What the task asks :: Exactly as written, quote every line that follows, skipping the images.

Data excerpt ::

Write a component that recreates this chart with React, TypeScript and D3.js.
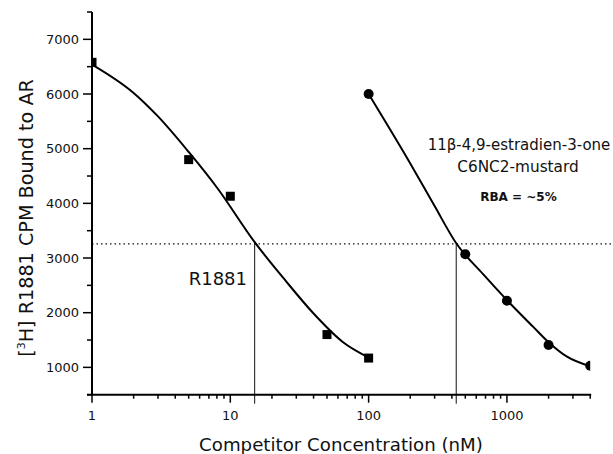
import * as d3 from "d3";

// R1881 (squares) measured points
const r1881X = [1, 5, 10, 50, 100];
const r1881Y = [6580, 4800, 4130, 1600, 1170];
// fitted curve for R1881
const r1881CurveX = [1, 2, 3, 5, 8, 15, 25, 40, 65, 100];
const r1881CurveY = [6540, 6020, 5590, 4940, 4290, 3290, 2590, 1985, 1465, 1180];

// mustard compound (circles)
const mustardX = [100, 500, 1000, 2000, 4000];
const mustardY = [6000, 3070, 2220, 1410, 1030];
const mustardCurveX = [100, 200, 300, 430, 675, 1000, 1550, 2000, 2700, 4000];
const mustardCurveY = [6000, 4730, 3950, 3270, 2700, 2230, 1740, 1460, 1200, 1020];

const halfMax = 3260;
const ic50 = [15, 430];

const yMajorTicks = [1000, 2000, 3000, 4000, 5000, 6000, 7000];
const yMinorTicks = [500, 1500, 2500, 3500, 4500, 5500, 6500, 7500];
const xMajorTicks = [1, 10, 100, 1000];

const FONT = "'DejaVu Sans', 'Liberation Sans', Arial, sans-serif";

export default function App() {
  const width = 613;
  const height = 454;
  const left = 92;
  const right = 590.2;
  const top = 12;
  const bottom = 394.7;

  const x = d3.scaleLog().domain([1, 4000]).range([left, right]);
  const y = d3.scaleLinear().domain([500, 7500]).range([bottom, top]);

  const xMinor = x.ticks().filter((t) => !xMajorTicks.includes(t) && t <= 4000);

  const line = d3
    .line<[number, number]>()
    .x((d) => x(d[0]))
    .y((d) => y(d[1]))
    .curve(d3.curveMonotoneX);

  const leftCurve = r1881CurveX.map((v, i) => [v, r1881CurveY[i]] as [number, number]);
  const rightCurve = mustardCurveX.map((v, i) => [v, mustardCurveY[i]] as [number, number]);

  const tickLabel = { fontFamily: FONT, fontSize: 13, fill: "#111" };

  return (
    <svg
      width={width}
      height={height}
      style={{ position: "absolute", left: 0, top: 0, background: "#fff" }}
    >
      <defs>
        <clipPath id="plot">
          <rect x={left} y={top} width={right - left} height={bottom - top} />
        </clipPath>
      </defs>

      {/* half-maximum dotted line */}
      <line
        x1={left}
        x2={width}
        y1={y(halfMax)}
        y2={y(halfMax)}
        stroke="#111"
        strokeWidth={1.2}
        strokeDasharray="1.5,3"
      />
      {/* IC50 drop lines */}
      {ic50.map((v) => (
        <line
          key={v}
          x1={x(v)}
          x2={x(v)}
          y1={y(halfMax)}
          y2={bottom + 9}
          stroke="#111"
          strokeWidth={1}
        />
      ))}

      <g clipPath="url(#plot)">
        <path d={line(leftCurve) || ""} fill="none" stroke="#000" strokeWidth={2} />
        <path d={line(rightCurve) || ""} fill="none" stroke="#000" strokeWidth={2} />
        {r1881X.map((v, i) => (
          <rect
            key={"s" + i}
            x={x(v) - 4.5}
            y={y(r1881Y[i]) - 4.5}
            width={9}
            height={9}
            fill="#000"
          />
        ))}
        {mustardX.map((v, i) => (
          <circle key={"c" + i} cx={x(v)} cy={y(mustardY[i])} r={5} fill="#000" />
        ))}
      </g>

      {/* y axis */}
      <line x1={left} x2={left} y1={top} y2={bottom} stroke="#000" strokeWidth={2} />
      {yMajorTicks.map((t) => (
        <g key={"ym" + t}>
          <line x1={left - 9} x2={left} y1={y(t)} y2={y(t)} stroke="#000" strokeWidth={1.5} />
          <text x={left - 13} y={y(t)} dy="0.36em" textAnchor="end" style={tickLabel}>
            {t}
          </text>
        </g>
      ))}
      {yMinorTicks.map((t) => (
        <line key={"yn" + t} x1={left - 5} x2={left} y1={y(t)} y2={y(t)} stroke="#000" strokeWidth={1.5} />
      ))}

      {/* x axis */}
      <line x1={left - 5} x2={right + 1} y1={bottom} y2={bottom} stroke="#000" strokeWidth={2} />
      {xMajorTicks.map((t) => (
        <g key={"xm" + t}>
          <line x1={x(t)} x2={x(t)} y1={bottom} y2={bottom + 8} stroke="#000" strokeWidth={1.5} />
          <text x={x(t)} y={420} textAnchor="middle" style={tickLabel}>
            {t}
          </text>
        </g>
      ))}
      {xMinor.map((t) => (
        <line key={"xn" + t} x1={x(t)} x2={x(t)} y1={bottom} y2={bottom + 4} stroke="#000" strokeWidth={1.5} />
      ))}

      {/* axis titles */}
      <text
        x={(199 + 483) / 2}
        y={451}
        textAnchor="middle"
        style={{ fontFamily: FONT, fontSize: 18.2, fill: "#111" }}
      >
        Competitor Concentration (nM)
      </text>
      <text
        transform="translate(33,218) rotate(-90)"
        textAnchor="middle"
        style={{ fontFamily: FONT, fontSize: 19.2, fill: "#111" }}
      >
        [<tspan fontSize={11} dy={-8}>3</tspan>
        <tspan dy={8}>H] R1881 CPM Bound to AR</tspan>
      </text>

      {/* annotations */}
      <text x={247} y={285} textAnchor="end" style={{ fontFamily: FONT, fontSize: 18, fill: "#111" }}>
        R1881
      </text>
      <text x={519} y={150} textAnchor="middle" style={{ fontFamily: FONT, fontSize: 15, fill: "#111" }}>
        11β-4,9-estradien-3-one
      </text>
      <text x={518} y={172} textAnchor="middle" style={{ fontFamily: FONT, fontSize: 15.3, fill: "#111" }}>
        C6NC2-mustard
      </text>
      <text
        x={518.5}
        y={201}
        textAnchor="middle"
        style={{ fontFamily: FONT, fontSize: 12, fontWeight: "bold", fill: "#111" }}
      >
        RBA = ~5%
      </text>
    </svg>
  );
}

The answer ::
Write a component that recreates this chart with React, TypeScript and D3.js.
import * as d3 from "d3";

// R1881 (squares) measured points
const r1881X = [1, 5, 10, 50, 100];
const r1881Y = [6580, 4800, 4130, 1600, 1170];
// fitted curve for R1881
const r1881CurveX = [1, 2, 3, 5, 8, 15, 25, 40, 65, 100];
const r1881CurveY = [6540, 6020, 5590, 4940, 4290, 3290, 2590, 1985, 1465, 1180];

// mustard compound (circles)
const mustardX = [100, 500, 1000, 2000, 4000];
const mustardY = [6000, 3070, 2220, 1410, 1030];
const mustardCurveX = [100, 200, 300, 430, 675, 1000, 1550, 2000, 2700, 4000];
const mustardCurveY = [6000, 4730, 3950, 3270, 2700, 2230, 1740, 1460, 1200, 1020];

const halfMax = 3260;
const ic50 = [15, 430];

const yMajorTicks = [1000, 2000, 3000, 4000, 5000, 6000, 7000];
const yMinorTicks = [500, 1500, 2500, 3500, 4500, 5500, 6500, 7500];
const xMajorTicks = [1, 10, 100, 1000];

const FONT = "'DejaVu Sans', 'Liberation Sans', Arial, sans-serif";

export default function App() {
  const width = 613;
  const height = 454;
  const left = 92;
  const right = 590.2;
  const top = 12;
  const bottom = 394.7;

  const x = d3.scaleLog().domain([1, 4000]).range([left, right]);
  const y = d3.scaleLinear().domain([500, 7500]).range([bottom, top]);

  const xMinor = x.ticks().filter((t) => !xMajorTicks.includes(t) && t <= 4000);

  const line = d3
    .line<[number, number]>()
    .x((d) => x(d[0]))
    .y((d) => y(d[1]))
    .curve(d3.curveMonotoneX);

  const leftCurve = r1881CurveX.map((v, i) => [v, r1881CurveY[i]] as [number, number]);
  const rightCurve = mustardCurveX.map((v, i) => [v, mustardCurveY[i]] as [number, number]);

  const tickLabel = { fontFamily: FONT, fontSize: 13, fill: "#111" };

  return (
    <svg
      width={width}
      height={height}
      style={{ position: "absolute", left: 0, top: 0, background: "#fff" }}
    >
      <defs>
        <clipPath id="plot">
          <rect x={left} y={top} width={right - left} height={bottom - top} />
        </clipPath>
      </defs>

      {/* half-maximum dotted line */}
      <line
        x1={left}
        x2={width}
        y1={y(halfMax)}
        y2={y(halfMax)}
        stroke="#111"
        strokeWidth={1.2}
        strokeDasharray="1.5,3"
      />
      {/* IC50 drop lines */}
      {ic50.map((v) => (
        <line
          key={v}
          x1={x(v)}
          x2={x(v)}
          y1={y(halfMax)}
          y2={bottom + 9}
          stroke="#111"
          strokeWidth={1}
        />
      ))}

      <g clipPath="url(#plot)">
        <path d={line(leftCurve) || ""} fill="none" stroke="#000" strokeWidth={2} />
        <path d={line(rightCurve) || ""} fill="none" stroke="#000" strokeWidth={2} />
        {r1881X.map((v, i) => (
          <rect
            key={"s" + i}
            x={x(v) - 4.5}
            y={y(r1881Y[i]) - 4.5}
            width={9}
            height={9}
            fill="#000"
          />
        ))}
        {mustardX.map((v, i) => (
          <circle key={"c" + i} cx={x(v)} cy={y(mustardY[i])} r={5} fill="#000" />
        ))}
      </g>

      {/* y axis */}
      <line x1={left} x2={left} y1={top} y2={bottom} stroke="#000" strokeWidth={2} />
      {yMajorTicks.map((t) => (
        <g key={"ym" + t}>
          <line x1={left - 9} x2={left} y1={y(t)} y2={y(t)} stroke="#000" strokeWidth={1.5} />
          <text x={left - 13} y={y(t)} dy="0.36em" textAnchor="end" style={tickLabel}>
            {t}
          </text>
        </g>
      ))}
      {yMinorTicks.map((t) => (
        <line key={"yn" + t} x1={left - 5} x2={left} y1={y(t)} y2={y(t)} stroke="#000" strokeWidth={1.5} />
      ))}

      {/* x axis */}
      <line x1={left - 5} x2={right + 1} y1={bottom} y2={bottom} stroke="#000" strokeWidth={2} />
      {xMajorTicks.map((t) => (
        <g key={"xm" + t}>
          <line x1={x(t)} x2={x(t)} y1={bottom} y2={bottom + 8} stroke="#000" strokeWidth={1.5} />
          <text x={x(t)} y={420} textAnchor="middle" style={tickLabel}>
            {t}
          </text>
        </g>
      ))}
      {xMinor.map((t) => (
        <line key={"xn" + t} x1={x(t)} x2={x(t)} y1={bottom} y2={bottom + 4} stroke="#000" strokeWidth={1.5} />
      ))}

      {/* axis titles */}
      <text
        x={(199 + 483) / 2}
        y={451}
        textAnchor="middle"
        style={{ fontFamily: FONT, fontSize: 18.2, fill: "#111" }}
      >
        Competitor Concentration (nM)
      </text>
      <text
        transform="translate(33,218) rotate(-90)"
        textAnchor="middle"
        style={{ fontFamily: FONT, fontSize: 19.2, fill: "#111" }}
      >
        [<tspan fontSize={11} dy={-8}>3</tspan>
        <tspan dy={8}>H] R1881 CPM Bound to AR</tspan>
      </text>

      {/* annotations */}
      <text x={247} y={285} textAnchor="end" style={{ fontFamily: FONT, fontSize: 18, fill: "#111" }}>
        R1881
      </text>
      <text x={519} y={150} textAnchor="middle" style={{ fontFamily: FONT, fontSize: 15, fill: "#111" }}>
        11β-4,9-estradien-3-one
      </text>
      <text x={518} y={172} textAnchor="middle" style={{ fontFamily: FONT, fontSize: 15.3, fill: "#111" }}>
        C6NC2-mustard
      </text>
      <text
        x={518.5}
        y={201}
        textAnchor="middle"
        style={{ fontFamily: FONT, fontSize: 12, fontWeight: "bold", fill: "#111" }}
      >
        RBA = ~5%
      </text>
    </svg>
  );
}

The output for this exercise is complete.